- _Aim of the exercise_:
Without the pictures, set down every line of the data exactly.

---+---

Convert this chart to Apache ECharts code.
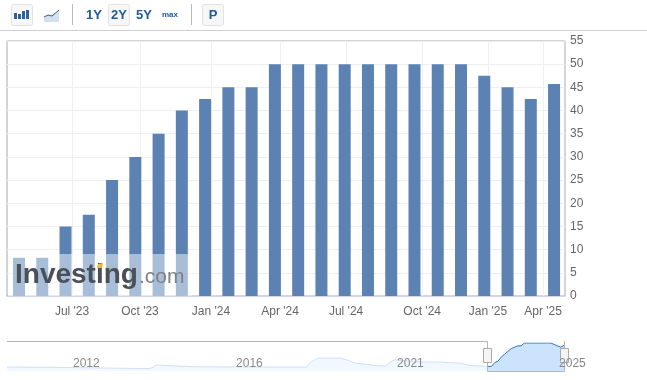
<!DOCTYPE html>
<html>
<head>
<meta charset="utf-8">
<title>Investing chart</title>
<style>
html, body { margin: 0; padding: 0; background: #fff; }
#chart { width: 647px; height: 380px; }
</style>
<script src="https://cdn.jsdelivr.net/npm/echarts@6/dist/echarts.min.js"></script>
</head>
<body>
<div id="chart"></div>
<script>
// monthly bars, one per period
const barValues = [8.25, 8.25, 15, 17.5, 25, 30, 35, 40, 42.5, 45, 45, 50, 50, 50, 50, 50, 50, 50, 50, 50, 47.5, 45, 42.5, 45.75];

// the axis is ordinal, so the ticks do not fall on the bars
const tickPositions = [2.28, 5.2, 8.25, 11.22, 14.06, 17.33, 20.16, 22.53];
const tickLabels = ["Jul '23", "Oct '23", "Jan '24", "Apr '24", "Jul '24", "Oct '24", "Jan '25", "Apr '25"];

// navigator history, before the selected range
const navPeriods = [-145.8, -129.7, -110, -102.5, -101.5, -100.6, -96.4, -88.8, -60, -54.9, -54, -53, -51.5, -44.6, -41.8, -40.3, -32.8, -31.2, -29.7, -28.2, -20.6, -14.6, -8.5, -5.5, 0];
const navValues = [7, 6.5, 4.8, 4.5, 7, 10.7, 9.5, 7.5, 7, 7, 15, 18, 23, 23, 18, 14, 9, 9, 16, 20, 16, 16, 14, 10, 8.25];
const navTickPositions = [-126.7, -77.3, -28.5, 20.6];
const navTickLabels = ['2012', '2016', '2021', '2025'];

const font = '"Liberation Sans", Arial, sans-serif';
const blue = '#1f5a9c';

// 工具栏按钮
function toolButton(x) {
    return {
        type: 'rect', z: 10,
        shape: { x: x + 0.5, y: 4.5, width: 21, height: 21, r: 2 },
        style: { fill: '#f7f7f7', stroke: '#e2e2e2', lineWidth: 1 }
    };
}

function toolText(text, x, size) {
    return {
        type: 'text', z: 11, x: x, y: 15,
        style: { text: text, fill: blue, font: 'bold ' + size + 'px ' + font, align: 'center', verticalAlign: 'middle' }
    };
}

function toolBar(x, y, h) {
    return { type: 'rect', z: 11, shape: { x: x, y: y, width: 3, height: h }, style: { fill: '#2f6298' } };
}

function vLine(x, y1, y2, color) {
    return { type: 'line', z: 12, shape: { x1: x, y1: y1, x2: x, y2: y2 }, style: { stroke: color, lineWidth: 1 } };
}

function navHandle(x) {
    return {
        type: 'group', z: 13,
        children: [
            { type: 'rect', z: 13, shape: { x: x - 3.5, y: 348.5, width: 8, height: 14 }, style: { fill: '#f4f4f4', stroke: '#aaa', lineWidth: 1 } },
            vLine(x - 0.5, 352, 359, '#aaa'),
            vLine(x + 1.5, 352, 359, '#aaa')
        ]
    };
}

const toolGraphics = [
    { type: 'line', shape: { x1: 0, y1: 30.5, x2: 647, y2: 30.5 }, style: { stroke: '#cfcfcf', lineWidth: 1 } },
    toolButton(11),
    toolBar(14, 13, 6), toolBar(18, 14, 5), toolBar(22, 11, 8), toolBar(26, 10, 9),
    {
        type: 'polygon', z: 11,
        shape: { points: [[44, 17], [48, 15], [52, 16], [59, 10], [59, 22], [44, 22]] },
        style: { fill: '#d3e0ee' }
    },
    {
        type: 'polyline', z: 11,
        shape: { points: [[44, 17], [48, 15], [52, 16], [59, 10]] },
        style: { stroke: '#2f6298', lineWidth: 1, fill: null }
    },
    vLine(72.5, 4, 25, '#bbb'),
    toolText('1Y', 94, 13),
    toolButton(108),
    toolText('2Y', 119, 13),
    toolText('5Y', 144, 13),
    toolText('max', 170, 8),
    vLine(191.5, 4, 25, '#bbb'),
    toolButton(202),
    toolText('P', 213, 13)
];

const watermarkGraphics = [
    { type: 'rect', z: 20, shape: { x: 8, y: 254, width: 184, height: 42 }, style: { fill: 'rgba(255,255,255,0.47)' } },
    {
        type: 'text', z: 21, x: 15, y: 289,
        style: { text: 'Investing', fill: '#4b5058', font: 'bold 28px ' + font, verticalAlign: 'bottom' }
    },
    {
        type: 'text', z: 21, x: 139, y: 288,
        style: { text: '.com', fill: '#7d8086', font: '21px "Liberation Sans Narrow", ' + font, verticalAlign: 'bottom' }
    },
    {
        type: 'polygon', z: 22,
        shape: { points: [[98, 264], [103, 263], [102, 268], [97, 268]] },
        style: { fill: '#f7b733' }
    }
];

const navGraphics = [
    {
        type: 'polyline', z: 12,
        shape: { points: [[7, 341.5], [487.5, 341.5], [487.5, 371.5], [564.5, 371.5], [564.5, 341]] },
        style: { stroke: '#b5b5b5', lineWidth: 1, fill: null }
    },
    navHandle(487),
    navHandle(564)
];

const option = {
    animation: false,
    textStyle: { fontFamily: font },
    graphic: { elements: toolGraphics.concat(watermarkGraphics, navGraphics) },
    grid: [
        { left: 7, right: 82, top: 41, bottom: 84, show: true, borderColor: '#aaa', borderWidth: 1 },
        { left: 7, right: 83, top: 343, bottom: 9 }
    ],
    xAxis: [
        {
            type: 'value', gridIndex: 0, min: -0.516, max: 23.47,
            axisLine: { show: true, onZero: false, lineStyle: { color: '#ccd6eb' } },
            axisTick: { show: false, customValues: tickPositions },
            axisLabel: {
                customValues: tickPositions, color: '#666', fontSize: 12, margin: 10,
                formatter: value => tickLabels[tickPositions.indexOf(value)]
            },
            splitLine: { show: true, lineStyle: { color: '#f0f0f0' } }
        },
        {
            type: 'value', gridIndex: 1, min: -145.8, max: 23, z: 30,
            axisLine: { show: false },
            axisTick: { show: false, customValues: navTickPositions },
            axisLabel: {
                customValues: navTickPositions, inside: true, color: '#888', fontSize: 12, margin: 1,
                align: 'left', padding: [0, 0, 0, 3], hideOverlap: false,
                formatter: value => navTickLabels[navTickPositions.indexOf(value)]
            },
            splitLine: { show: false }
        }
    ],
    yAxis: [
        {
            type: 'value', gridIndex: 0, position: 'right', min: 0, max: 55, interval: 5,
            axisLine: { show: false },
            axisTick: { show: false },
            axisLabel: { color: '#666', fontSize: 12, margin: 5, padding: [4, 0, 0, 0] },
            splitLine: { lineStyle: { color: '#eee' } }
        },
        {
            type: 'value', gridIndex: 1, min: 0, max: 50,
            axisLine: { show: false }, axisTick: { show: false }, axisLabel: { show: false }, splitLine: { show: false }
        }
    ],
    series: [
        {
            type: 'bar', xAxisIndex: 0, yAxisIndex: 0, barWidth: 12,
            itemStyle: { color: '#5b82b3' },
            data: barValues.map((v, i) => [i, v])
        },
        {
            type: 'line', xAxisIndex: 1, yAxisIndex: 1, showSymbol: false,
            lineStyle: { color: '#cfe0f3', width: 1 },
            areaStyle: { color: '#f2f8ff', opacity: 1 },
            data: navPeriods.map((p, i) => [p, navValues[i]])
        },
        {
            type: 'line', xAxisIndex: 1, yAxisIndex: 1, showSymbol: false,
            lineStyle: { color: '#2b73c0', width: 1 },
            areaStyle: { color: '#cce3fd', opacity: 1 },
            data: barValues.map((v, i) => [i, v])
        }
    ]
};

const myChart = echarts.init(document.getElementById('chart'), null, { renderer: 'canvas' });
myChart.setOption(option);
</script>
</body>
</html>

---+---

- _Task response_:
Convert this chart to Apache ECharts code.
<!DOCTYPE html>
<html>
<head>
<meta charset="utf-8">
<title>Investing chart</title>
<style>
html, body { margin: 0; padding: 0; background: #fff; }
#chart { width: 647px; height: 380px; }
</style>
<script src="https://cdn.jsdelivr.net/npm/echarts@6/dist/echarts.min.js"></script>
</head>
<body>
<div id="chart"></div>
<script>
// monthly bars, one per period
const barValues = [8.25, 8.25, 15, 17.5, 25, 30, 35, 40, 42.5, 45, 45, 50, 50, 50, 50, 50, 50, 50, 50, 50, 47.5, 45, 42.5, 45.75];

// the axis is ordinal, so the ticks do not fall on the bars
const tickPositions = [2.28, 5.2, 8.25, 11.22, 14.06, 17.33, 20.16, 22.53];
const tickLabels = ["Jul '23", "Oct '23", "Jan '24", "Apr '24", "Jul '24", "Oct '24", "Jan '25", "Apr '25"];

// navigator history, before the selected range
const navPeriods = [-145.8, -129.7, -110, -102.5, -101.5, -100.6, -96.4, -88.8, -60, -54.9, -54, -53, -51.5, -44.6, -41.8, -40.3, -32.8, -31.2, -29.7, -28.2, -20.6, -14.6, -8.5, -5.5, 0];
const navValues = [7, 6.5, 4.8, 4.5, 7, 10.7, 9.5, 7.5, 7, 7, 15, 18, 23, 23, 18, 14, 9, 9, 16, 20, 16, 16, 14, 10, 8.25];
const navTickPositions = [-126.7, -77.3, -28.5, 20.6];
const navTickLabels = ['2012', '2016', '2021', '2025'];

const font = '"Liberation Sans", Arial, sans-serif';
const blue = '#1f5a9c';

// 工具栏按钮
function toolButton(x) {
    return {
        type: 'rect', z: 10,
        shape: { x: x + 0.5, y: 4.5, width: 21, height: 21, r: 2 },
        style: { fill: '#f7f7f7', stroke: '#e2e2e2', lineWidth: 1 }
    };
}

function toolText(text, x, size) {
    return {
        type: 'text', z: 11, x: x, y: 15,
        style: { text: text, fill: blue, font: 'bold ' + size + 'px ' + font, align: 'center', verticalAlign: 'middle' }
    };
}

function toolBar(x, y, h) {
    return { type: 'rect', z: 11, shape: { x: x, y: y, width: 3, height: h }, style: { fill: '#2f6298' } };
}

function vLine(x, y1, y2, color) {
    return { type: 'line', z: 12, shape: { x1: x, y1: y1, x2: x, y2: y2 }, style: { stroke: color, lineWidth: 1 } };
}

function navHandle(x) {
    return {
        type: 'group', z: 13,
        children: [
            { type: 'rect', z: 13, shape: { x: x - 3.5, y: 348.5, width: 8, height: 14 }, style: { fill: '#f4f4f4', stroke: '#aaa', lineWidth: 1 } },
            vLine(x - 0.5, 352, 359, '#aaa'),
            vLine(x + 1.5, 352, 359, '#aaa')
        ]
    };
}

const toolGraphics = [
    { type: 'line', shape: { x1: 0, y1: 30.5, x2: 647, y2: 30.5 }, style: { stroke: '#cfcfcf', lineWidth: 1 } },
    toolButton(11),
    toolBar(14, 13, 6), toolBar(18, 14, 5), toolBar(22, 11, 8), toolBar(26, 10, 9),
    {
        type: 'polygon', z: 11,
        shape: { points: [[44, 17], [48, 15], [52, 16], [59, 10], [59, 22], [44, 22]] },
        style: { fill: '#d3e0ee' }
    },
    {
        type: 'polyline', z: 11,
        shape: { points: [[44, 17], [48, 15], [52, 16], [59, 10]] },
        style: { stroke: '#2f6298', lineWidth: 1, fill: null }
    },
    vLine(72.5, 4, 25, '#bbb'),
    toolText('1Y', 94, 13),
    toolButton(108),
    toolText('2Y', 119, 13),
    toolText('5Y', 144, 13),
    toolText('max', 170, 8),
    vLine(191.5, 4, 25, '#bbb'),
    toolButton(202),
    toolText('P', 213, 13)
];

const watermarkGraphics = [
    { type: 'rect', z: 20, shape: { x: 8, y: 254, width: 184, height: 42 }, style: { fill: 'rgba(255,255,255,0.47)' } },
    {
        type: 'text', z: 21, x: 15, y: 289,
        style: { text: 'Investing', fill: '#4b5058', font: 'bold 28px ' + font, verticalAlign: 'bottom' }
    },
    {
        type: 'text', z: 21, x: 139, y: 288,
        style: { text: '.com', fill: '#7d8086', font: '21px "Liberation Sans Narrow", ' + font, verticalAlign: 'bottom' }
    },
    {
        type: 'polygon', z: 22,
        shape: { points: [[98, 264], [103, 263], [102, 268], [97, 268]] },
        style: { fill: '#f7b733' }
    }
];

const navGraphics = [
    {
        type: 'polyline', z: 12,
        shape: { points: [[7, 341.5], [487.5, 341.5], [487.5, 371.5], [564.5, 371.5], [564.5, 341]] },
        style: { stroke: '#b5b5b5', lineWidth: 1, fill: null }
    },
    navHandle(487),
    navHandle(564)
];

const option = {
    animation: false,
    textStyle: { fontFamily: font },
    graphic: { elements: toolGraphics.concat(watermarkGraphics, navGraphics) },
    grid: [
        { left: 7, right: 82, top: 41, bottom: 84, show: true, borderColor: '#aaa', borderWidth: 1 },
        { left: 7, right: 83, top: 343, bottom: 9 }
    ],
    xAxis: [
        {
            type: 'value', gridIndex: 0, min: -0.516, max: 23.47,
            axisLine: { show: true, onZero: false, lineStyle: { color: '#ccd6eb' } },
            axisTick: { show: false, customValues: tickPositions },
            axisLabel: {
                customValues: tickPositions, color: '#666', fontSize: 12, margin: 10,
                formatter: value => tickLabels[tickPositions.indexOf(value)]
            },
            splitLine: { show: true, lineStyle: { color: '#f0f0f0' } }
        },
        {
            type: 'value', gridIndex: 1, min: -145.8, max: 23, z: 30,
            axisLine: { show: false },
            axisTick: { show: false, customValues: navTickPositions },
            axisLabel: {
                customValues: navTickPositions, inside: true, color: '#888', fontSize: 12, margin: 1,
                align: 'left', padding: [0, 0, 0, 3], hideOverlap: false,
                formatter: value => navTickLabels[navTickPositions.indexOf(value)]
            },
            splitLine: { show: false }
        }
    ],
    yAxis: [
        {
            type: 'value', gridIndex: 0, position: 'right', min: 0, max: 55, interval: 5,
            axisLine: { show: false },
            axisTick: { show: false },
            axisLabel: { color: '#666', fontSize: 12, margin: 5, padding: [4, 0, 0, 0] },
            splitLine: { lineStyle: { color: '#eee' } }
        },
        {
            type: 'value', gridIndex: 1, min: 0, max: 50,
            axisLine: { show: false }, axisTick: { show: false }, axisLabel: { show: false }, splitLine: { show: false }
        }
    ],
    series: [
        {
            type: 'bar', xAxisIndex: 0, yAxisIndex: 0, barWidth: 12,
            itemStyle: { color: '#5b82b3' },
            data: barValues.map((v, i) => [i, v])
        },
        {
            type: 'line', xAxisIndex: 1, yAxisIndex: 1, showSymbol: false,
            lineStyle: { color: '#cfe0f3', width: 1 },
            areaStyle: { color: '#f2f8ff', opacity: 1 },
            data: navPeriods.map((p, i) => [p, navValues[i]])
        },
        {
            type: 'line', xAxisIndex: 1, yAxisIndex: 1, showSymbol: false,
            lineStyle: { color: '#2b73c0', width: 1 },
            areaStyle: { color: '#cce3fd', opacity: 1 },
            data: barValues.map((v, i) => [i, v])
        }
    ]
};

const myChart = echarts.init(document.getElementById('chart'), null, { renderer: 'canvas' });
myChart.setOption(option);
</script>
</body>
</html>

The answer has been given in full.